> [Stated goal]: Write out the data below exactly as given, without any of its pictures.

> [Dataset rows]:
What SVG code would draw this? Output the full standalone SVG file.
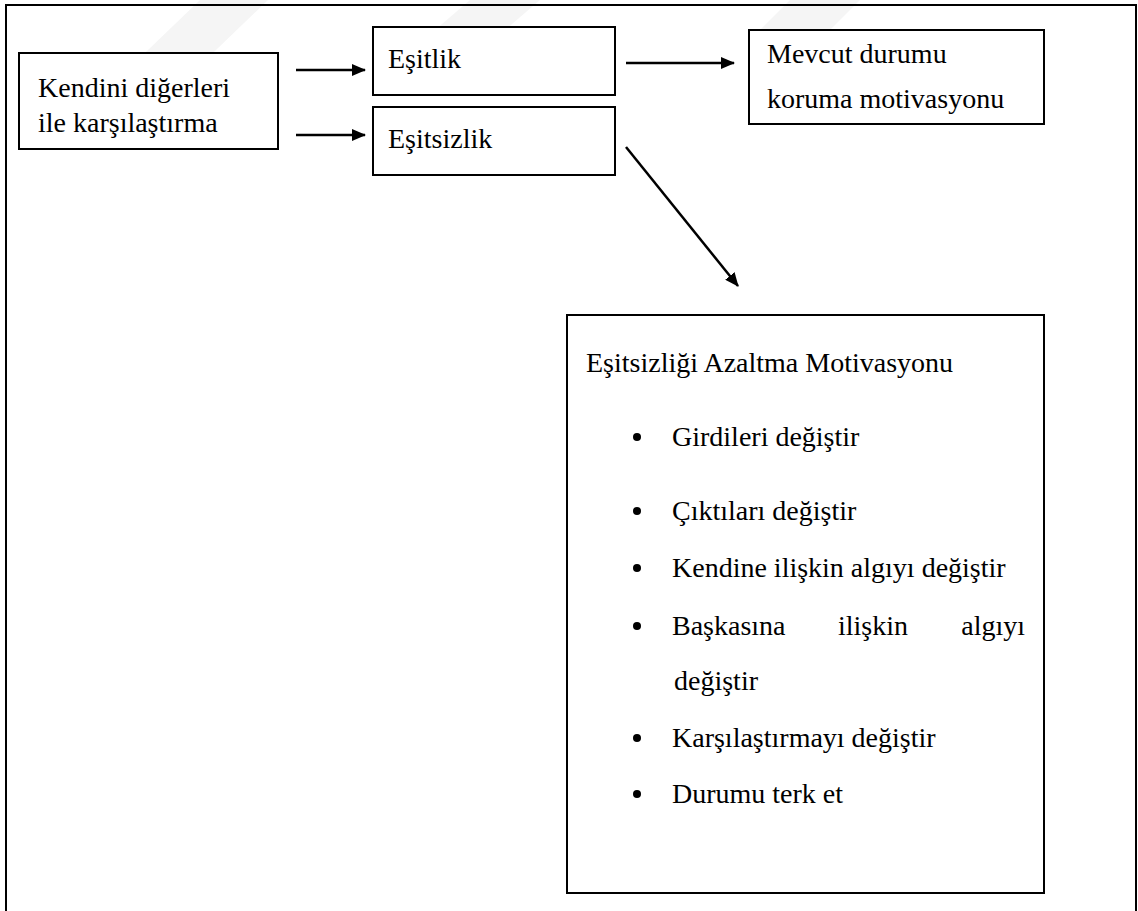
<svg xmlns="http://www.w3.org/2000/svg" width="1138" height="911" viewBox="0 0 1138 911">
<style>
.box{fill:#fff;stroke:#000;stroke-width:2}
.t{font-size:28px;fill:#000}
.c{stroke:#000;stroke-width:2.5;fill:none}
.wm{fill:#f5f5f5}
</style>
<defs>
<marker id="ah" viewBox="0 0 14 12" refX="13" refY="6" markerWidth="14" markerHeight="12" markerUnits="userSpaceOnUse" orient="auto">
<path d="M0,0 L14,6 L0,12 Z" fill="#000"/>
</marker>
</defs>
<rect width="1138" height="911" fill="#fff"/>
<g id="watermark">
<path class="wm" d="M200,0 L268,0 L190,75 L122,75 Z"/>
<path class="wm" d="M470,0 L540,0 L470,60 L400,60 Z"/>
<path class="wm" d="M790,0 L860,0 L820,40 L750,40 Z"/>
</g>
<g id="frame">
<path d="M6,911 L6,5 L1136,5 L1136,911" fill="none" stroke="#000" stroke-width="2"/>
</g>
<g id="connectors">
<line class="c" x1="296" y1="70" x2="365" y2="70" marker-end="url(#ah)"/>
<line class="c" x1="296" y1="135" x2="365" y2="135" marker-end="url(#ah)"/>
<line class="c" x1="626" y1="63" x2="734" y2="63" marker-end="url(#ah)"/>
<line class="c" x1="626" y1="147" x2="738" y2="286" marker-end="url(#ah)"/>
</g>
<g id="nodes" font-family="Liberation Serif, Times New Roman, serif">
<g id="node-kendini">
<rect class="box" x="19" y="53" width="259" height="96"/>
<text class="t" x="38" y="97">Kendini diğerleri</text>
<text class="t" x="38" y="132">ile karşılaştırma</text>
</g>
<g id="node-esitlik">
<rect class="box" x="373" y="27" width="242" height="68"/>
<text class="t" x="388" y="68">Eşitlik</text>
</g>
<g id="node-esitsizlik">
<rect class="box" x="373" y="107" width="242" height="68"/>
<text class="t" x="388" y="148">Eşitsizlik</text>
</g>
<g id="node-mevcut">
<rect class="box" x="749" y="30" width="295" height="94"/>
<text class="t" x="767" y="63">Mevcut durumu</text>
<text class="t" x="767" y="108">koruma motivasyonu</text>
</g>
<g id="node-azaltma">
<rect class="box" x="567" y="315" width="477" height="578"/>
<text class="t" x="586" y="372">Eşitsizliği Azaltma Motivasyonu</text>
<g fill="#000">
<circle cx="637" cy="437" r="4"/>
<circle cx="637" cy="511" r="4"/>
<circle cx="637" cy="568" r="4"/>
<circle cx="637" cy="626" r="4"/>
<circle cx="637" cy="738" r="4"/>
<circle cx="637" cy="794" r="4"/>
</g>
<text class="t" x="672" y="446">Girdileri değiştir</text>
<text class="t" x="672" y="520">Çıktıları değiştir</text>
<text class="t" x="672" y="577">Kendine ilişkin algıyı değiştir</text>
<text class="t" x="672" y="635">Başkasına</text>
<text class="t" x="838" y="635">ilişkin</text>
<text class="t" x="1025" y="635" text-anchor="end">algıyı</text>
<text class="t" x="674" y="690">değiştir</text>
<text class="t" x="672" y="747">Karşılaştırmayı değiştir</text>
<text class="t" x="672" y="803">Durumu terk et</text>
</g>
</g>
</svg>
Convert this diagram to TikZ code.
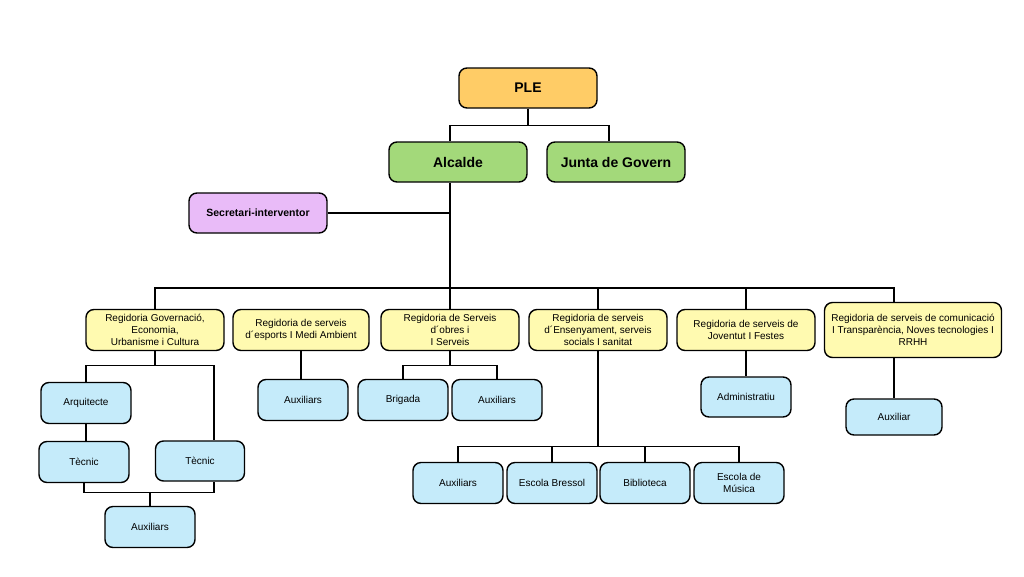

> [The response]:
What SVG code would draw this? Output the full standalone SVG file.
<svg xmlns="http://www.w3.org/2000/svg" width="1138" height="911" viewBox="0 0 1138 911">
<style>
.box{fill:#fff;stroke:#000;stroke-width:2}
.t{font-size:28px;fill:#000}
.c{stroke:#000;stroke-width:2.5;fill:none}
.wm{fill:#f5f5f5}
</style>
<defs>
<marker id="ah" viewBox="0 0 14 12" refX="13" refY="6" markerWidth="14" markerHeight="12" markerUnits="userSpaceOnUse" orient="auto">
<path d="M0,0 L14,6 L0,12 Z" fill="#000"/>
</marker>
</defs>
<rect width="1138" height="911" fill="#fff"/>
<g id="watermark">
<path class="wm" d="M200,0 L268,0 L190,75 L122,75 Z"/>
<path class="wm" d="M470,0 L540,0 L470,60 L400,60 Z"/>
<path class="wm" d="M790,0 L860,0 L820,40 L750,40 Z"/>
</g>
<g id="frame">
<path d="M6,911 L6,5 L1136,5 L1136,911" fill="none" stroke="#000" stroke-width="2"/>
</g>
<g id="connectors">
<line class="c" x1="296" y1="70" x2="365" y2="70" marker-end="url(#ah)"/>
<line class="c" x1="296" y1="135" x2="365" y2="135" marker-end="url(#ah)"/>
<line class="c" x1="626" y1="63" x2="734" y2="63" marker-end="url(#ah)"/>
<line class="c" x1="626" y1="147" x2="738" y2="286" marker-end="url(#ah)"/>
</g>
<g id="nodes" font-family="Liberation Serif, Times New Roman, serif">
<g id="node-kendini">
<rect class="box" x="19" y="53" width="259" height="96"/>
<text class="t" x="38" y="97">Kendini diğerleri</text>
<text class="t" x="38" y="132">ile karşılaştırma</text>
</g>
<g id="node-esitlik">
<rect class="box" x="373" y="27" width="242" height="68"/>
<text class="t" x="388" y="68">Eşitlik</text>
</g>
<g id="node-esitsizlik">
<rect class="box" x="373" y="107" width="242" height="68"/>
<text class="t" x="388" y="148">Eşitsizlik</text>
</g>
<g id="node-mevcut">
<rect class="box" x="749" y="30" width="295" height="94"/>
<text class="t" x="767" y="63">Mevcut durumu</text>
<text class="t" x="767" y="108">koruma motivasyonu</text>
</g>
<g id="node-azaltma">
<rect class="box" x="567" y="315" width="477" height="578"/>
<text class="t" x="586" y="372">Eşitsizliği Azaltma Motivasyonu</text>
<g fill="#000">
<circle cx="637" cy="437" r="4"/>
<circle cx="637" cy="511" r="4"/>
<circle cx="637" cy="568" r="4"/>
<circle cx="637" cy="626" r="4"/>
<circle cx="637" cy="738" r="4"/>
<circle cx="637" cy="794" r="4"/>
</g>
<text class="t" x="672" y="446">Girdileri değiştir</text>
<text class="t" x="672" y="520">Çıktıları değiştir</text>
<text class="t" x="672" y="577">Kendine ilişkin algıyı değiştir</text>
<text class="t" x="672" y="635">Başkasına</text>
<text class="t" x="838" y="635">ilişkin</text>
<text class="t" x="1025" y="635" text-anchor="end">algıyı</text>
<text class="t" x="674" y="690">değiştir</text>
<text class="t" x="672" y="747">Karşılaştırmayı değiştir</text>
<text class="t" x="672" y="803">Durumu terk et</text>
</g>
</g>
</svg>
Convert this diagram to TikZ code.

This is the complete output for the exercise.